Re: [PATCH v2] signal: add procfd_signal() syscall

From: Christian Brauner
Date: Tue Dec 04 2018 - 08:26:59 EST


On Tue, Dec 04, 2018 at 01:55:10PM +0100, Florian Weimer wrote:
> * Christian Brauner:
>
> > On Mon, Dec 03, 2018 at 05:57:51PM +0100, Florian Weimer wrote:
> >> * Christian Brauner:
> >>
> >> > Ok, I finally have access to source code again. Scratch what I said above!
> >> > I looked at the code and tested it. If the process has exited but not
> >> > yet waited upon aka is a zombie procfd_send_signal() will return 0. This
> >> > is identical to kill(2) behavior. It should've been sort-of obvious
> >> > since when a process is in zombie state /proc/<pid> will still be around
> >> > which means that struct pid must still be around.
> >>
> >> Should we make this state more accessible, by providing a different
> >> error code?
> >
> > No, I don't think we want that. Imho, It's not really helpful. Signals
> > are still delivered to zombies. If zombie state were to always mean that
> > no-one is going to wait on this thread anymore then it would make sense
> > to me. But given that zombie can also mean that someone put a
> > sleep(1000) right before their wait() call in the parent it seems odd to
> > report back that it is a zombie.
>
> It allows for error checking that the recipient of a signal is still
> running. It's obviously not reliable, but I think it could be helpful
> in the context of closely cooperating processes.
>
> >> Will the system call ever return ESRCH, given that you have a handle for
> >> the process?
> >
> > Yes, whenever you signal a process that has already been waited upon:
> > - get procfd handle referring to <proc>
> > - <proc> exits and is waited upon
> > - procfd_send_signal(procfd, ...) returns -1 with errno == ESRCH
>
> I see, thanks.
>
> >> Do you want to land all this in one kernel release? I wonder how
> >> applications are supposed to discover kernel support if functionality is
> >> split across several kernel releases. If you get EINVAL or EBADF, it
> >> may not be obvious what is going on.
> >
> > Sigh, I get that but I really don't want to have to land this in one big
> > chunk. I want this syscall to go in in a as soon as we can to fulfill
> > the most basic need: having a way that guarantees us that we signal the
> > process that we intended to signal.
> >
> > The thread case is easy to implement on top of it. But I suspect we will
> > quibble about the exact semantics for a long time. Even now we have been
> > on multiple - justified - detrous. That's all pefectly fine and
> > expected. But if we have the basic functionality in we have time to do
> > all of that. We might even land it in the same kernel release still. I
> > really don't want to come of as tea-party-kernel-conservative here but I
> > have time-and-time again seen that making something fancy and cover ever
> > interesting feature in one patchset takes a very very long time.
> >
> > If you care about userspace being able to detect that case I can return
> > EOPNOTSUPP when a tid descriptor is passed.
>
> I suppose that's fine. Or alternatively, when thread group support is
> added, introduce a flag that applications have to use to enable it, so
> that they can probe for support by checking support for the flag.
>
> I wouldn't be opposed to a new system call like this either:
>
> int procfd_open (pid_t thread_group, pid_t thread_id, unsigned flags);
>
> But I think this is frowned upon on the kernel side.

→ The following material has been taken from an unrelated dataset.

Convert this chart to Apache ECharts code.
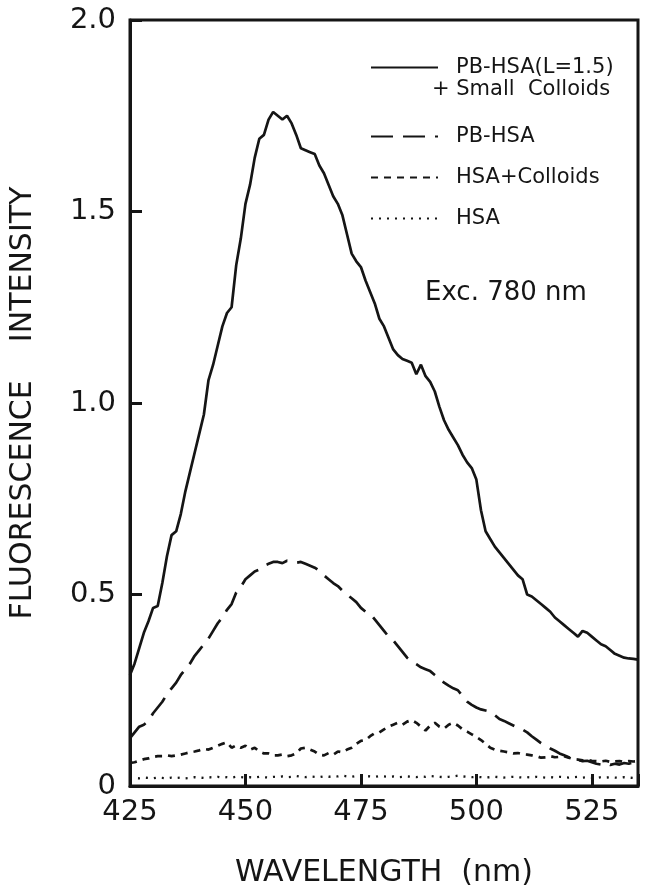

If this is purely about getting a procfd then I think this isn't really
necessary since you can get it from /proc/<pid> and
/proc/<pid>/task/<tid> so a syscall just for that is likely overkill.
However, I started to pick up the CLONE_FD patchset but ideally I would
like it to be way simpler to what was proposed back in the day (which is
not a critique, I just don't feel comfortable with bringing massive
patches to the table that I can barely judge wrt to their correctness.
:)). I have toyed around with this a little and I'm tempted to simply
have the syscall always return an fd for the process and not require a
separate flag for this. But I need to work through the details and this
is really far out into the (kernel) future.

>
> >> What happens if you use the new interface with an O_PATH descriptor?
> >
> > You get EINVAL. When an O_PATH file descriptor is created the kernel
> > will set file->f_op = &empty_fops at which point the check I added
> > if (!proc_is_tgid_procfd(f.file))
> > goto err;
> > will fail. Imho this is correct behavior since technically signaling a
> > struct pid is the equivalent of writing to a file and hence doesn't
> > purely operate on the file descriptor level.
>
> Yes, that's quite reasonable. Thanks.
>
> Florian